Texto de la alocución del Santo Padre Francisco antes de rezar a la Madre de
Dios:
Queridos hermanos y hermanas ¡buenos días!
El Evangelio de este domingo de Adviento pone de manifiesto
la figura de María. La vemos cuando, inmediatamente después de haber concebido
en la fe al Hijo de Dios, afronta el largo viaje de Nazaret de Galilea a los
montes de Judea para ir a visitar y a ayudar a Isabel.
El ángel Gabriel le había revelado que su anciana pariente,
que no tenía hijos, estaba en el sexto mes de embarazo (cfr. Lc 1,26.36).
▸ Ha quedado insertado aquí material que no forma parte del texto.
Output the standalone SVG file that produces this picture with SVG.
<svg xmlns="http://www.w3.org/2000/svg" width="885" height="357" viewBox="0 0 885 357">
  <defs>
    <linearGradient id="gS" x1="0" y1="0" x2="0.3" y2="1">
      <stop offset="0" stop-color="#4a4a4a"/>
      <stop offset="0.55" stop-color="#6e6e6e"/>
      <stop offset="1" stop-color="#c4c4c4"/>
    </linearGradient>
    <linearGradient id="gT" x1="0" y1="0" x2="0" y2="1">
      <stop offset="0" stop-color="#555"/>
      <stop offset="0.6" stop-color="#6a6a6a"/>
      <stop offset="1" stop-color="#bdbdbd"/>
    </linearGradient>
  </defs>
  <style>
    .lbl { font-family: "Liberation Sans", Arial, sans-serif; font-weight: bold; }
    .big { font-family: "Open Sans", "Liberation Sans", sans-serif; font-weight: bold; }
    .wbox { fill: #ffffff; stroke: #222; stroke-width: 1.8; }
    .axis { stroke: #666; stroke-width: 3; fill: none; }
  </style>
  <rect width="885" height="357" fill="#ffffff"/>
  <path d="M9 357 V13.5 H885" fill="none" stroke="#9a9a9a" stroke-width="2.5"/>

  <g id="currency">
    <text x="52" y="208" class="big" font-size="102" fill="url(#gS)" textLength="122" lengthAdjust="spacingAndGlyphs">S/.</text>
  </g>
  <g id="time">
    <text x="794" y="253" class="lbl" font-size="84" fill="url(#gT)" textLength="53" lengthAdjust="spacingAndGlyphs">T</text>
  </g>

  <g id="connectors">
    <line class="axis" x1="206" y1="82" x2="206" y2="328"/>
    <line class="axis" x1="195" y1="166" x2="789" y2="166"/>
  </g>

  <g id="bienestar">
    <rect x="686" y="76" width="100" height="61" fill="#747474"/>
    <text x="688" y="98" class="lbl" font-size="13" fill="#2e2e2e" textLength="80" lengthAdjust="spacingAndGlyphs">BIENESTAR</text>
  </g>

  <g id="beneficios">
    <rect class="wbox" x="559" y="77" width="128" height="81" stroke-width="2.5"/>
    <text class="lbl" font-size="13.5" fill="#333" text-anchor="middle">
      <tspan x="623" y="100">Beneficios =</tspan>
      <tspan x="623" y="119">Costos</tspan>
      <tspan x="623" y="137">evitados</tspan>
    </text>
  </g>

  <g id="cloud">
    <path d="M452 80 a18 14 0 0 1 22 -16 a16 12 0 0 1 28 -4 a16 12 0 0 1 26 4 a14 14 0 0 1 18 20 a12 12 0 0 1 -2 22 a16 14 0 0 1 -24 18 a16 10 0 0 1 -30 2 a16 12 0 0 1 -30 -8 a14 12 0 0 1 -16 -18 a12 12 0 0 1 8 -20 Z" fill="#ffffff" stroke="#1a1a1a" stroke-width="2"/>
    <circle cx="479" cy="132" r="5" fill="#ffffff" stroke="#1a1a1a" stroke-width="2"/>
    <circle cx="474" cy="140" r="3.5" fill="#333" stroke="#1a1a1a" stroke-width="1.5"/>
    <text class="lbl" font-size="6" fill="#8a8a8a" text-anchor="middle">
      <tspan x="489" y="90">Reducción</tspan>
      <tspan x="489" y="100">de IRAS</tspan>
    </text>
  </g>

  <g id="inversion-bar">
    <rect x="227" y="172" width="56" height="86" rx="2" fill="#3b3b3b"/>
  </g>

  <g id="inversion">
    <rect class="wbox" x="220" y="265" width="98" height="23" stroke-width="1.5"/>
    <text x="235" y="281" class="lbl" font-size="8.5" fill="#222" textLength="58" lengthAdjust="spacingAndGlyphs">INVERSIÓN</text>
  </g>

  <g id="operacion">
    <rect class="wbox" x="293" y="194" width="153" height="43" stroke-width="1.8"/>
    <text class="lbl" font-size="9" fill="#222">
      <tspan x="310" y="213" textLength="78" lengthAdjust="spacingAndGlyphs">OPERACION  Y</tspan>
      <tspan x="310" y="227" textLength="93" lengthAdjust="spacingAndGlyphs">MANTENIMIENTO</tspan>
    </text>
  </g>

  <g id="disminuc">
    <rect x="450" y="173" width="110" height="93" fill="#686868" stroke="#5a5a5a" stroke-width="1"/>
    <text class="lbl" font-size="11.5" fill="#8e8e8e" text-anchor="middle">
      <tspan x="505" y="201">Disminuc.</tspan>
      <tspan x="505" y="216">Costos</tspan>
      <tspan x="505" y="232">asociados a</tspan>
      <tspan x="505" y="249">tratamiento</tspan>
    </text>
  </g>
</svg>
Por esto la Virgen, que lleva en sí un don y un misterio más grande aún, va a
ver a Isabel y permanece con ella tres meses. En el encuentro entre las dos
mujeres – imagínense – una anciana y la otra joven, es la joven, María, quien
saluda en primer lugar. El Evangelio dice así: “Entró en la casa de Zacarías y
saludó a Isabel” (Lc 1,40). Y, después de aquel saludo, Isabel se
siente envuelta por un gran estupor – no se olviden de esta palabra: estupor.
El estupor –. Isabel se siente envuelta por un gran estupor que resuena en sus
palabras: “¿Quién soy yo, para que la madre de mi Señor venga a visitarme?” (v.
43). Y se abrazan, se besan gozosas estas dos mujeres: la anciana y la joven,
ambas embarazadas.
Para celebrar de modo proficuo la Navidad, estamos llamados a
detenernos en los “lugares” del estupor. ¿Y cuáles son estos lugares del
estupor en la vida cotidiana? Son tres. El primer lugar es el otro, en el cual
reconocer a un hermano, porque desde que se produjo el Nacimiento de Jesús,
cada rostro lleva impresas las semblanzas del Hijo de Dios. Sobre todo cuando
es el rostro del pobre, porque como pobre, Dios entró en el mundo y dejó, ante
todo, que los pobres se acercaran a Él.
Otro lugar del estupor en el que, si miramos con fe,
experimentamos precisamente el estupor es la historia: el segundo. Tantas
veces creemos que la vemos por el lado justo, y en cambio corremos el riesgo de
leerla al revés. Sucede, por ejemplo, cuando ella nos parece determinada por la
economía de mercado, regulada por la finanza y las especulaciones, dominada por
los poderosos de turno. En cambio, el Dios de la Navidad es un Dios que
“desordena las cartas”. Le gusta hacerlo, ¡eh! Como canta María en el Magníficat,
es el Señor quien derriba a los poderosos de su trono y eleva a los humildes,
colmando de bienes a los hambrientos y despidiendo a los ricos con las manos
vacías (cfr. Lc 1,52-53). Este es el segundo estupor, el
estupor de la historia.
Un tercer lugar del estupor es la Iglesia: mirarla con el
estupor de la fe significa no limitarse a considerarla sólo como una
institución religiosa, que es, sino sentirla como una Madre que, aun entre
manchas y arrugas – ¡tenemos tantas! – deja translucir los lineamientos
de la Esposa amada y purificada por Cristo Señor. Una Iglesia que sabe
reconocer los muchos signos de amor fiel que Dios le envía continuamente. Una
Iglesia por la cual el Señor Jesús jamás será una posesión que hay que defender
celosamente: los que hacen esto se equivocan, sino siempre Aquel que sale a su
encuentro y que ella sabe esperar con confianza y alegría, dando voz a la
esperanza del mundo. La Iglesia que llama al Señor: “¡Ven, Señor Jesús!”. La
Iglesia madre que siempre tiene las puertas abiertas de par en par y los brazos
abiertos para acoger a todos. Es más, la Iglesia madre que sale de sus propias
puertas para buscar con sonrisa de madre a todos los alejados y llevarlos a la
misericordia de Dios. ¡Este es el estupor de la Navidad!
En Navidad Dios se nos da totalmente a Sí mismo donando as su
Hijo, el Único que es toda su alegría. Y sólo con el corazón de María, la
humilde y pobre hija de Sion, que se convirtió en Madre del Hijo del Altísimo,
es posible exultar y alegrarse por el gran don de Dios y por su imprevisible
sorpresa.
Que Ella nos ayude a percibir el estupor, estos tres
estupores: el otro, la historia y la Iglesia; así para el nacimiento de Jesús,
el don de los dones, el regalo inmerecido que nos trae la salvación, nos hará
sentir también a nosotros este gran estupor en el encuentro con Jesús. Pero no
podemos tener este estupor, no podemos encontrar a Jesús, si no lo encontramos
en los demás, en la historia y en la Iglesia.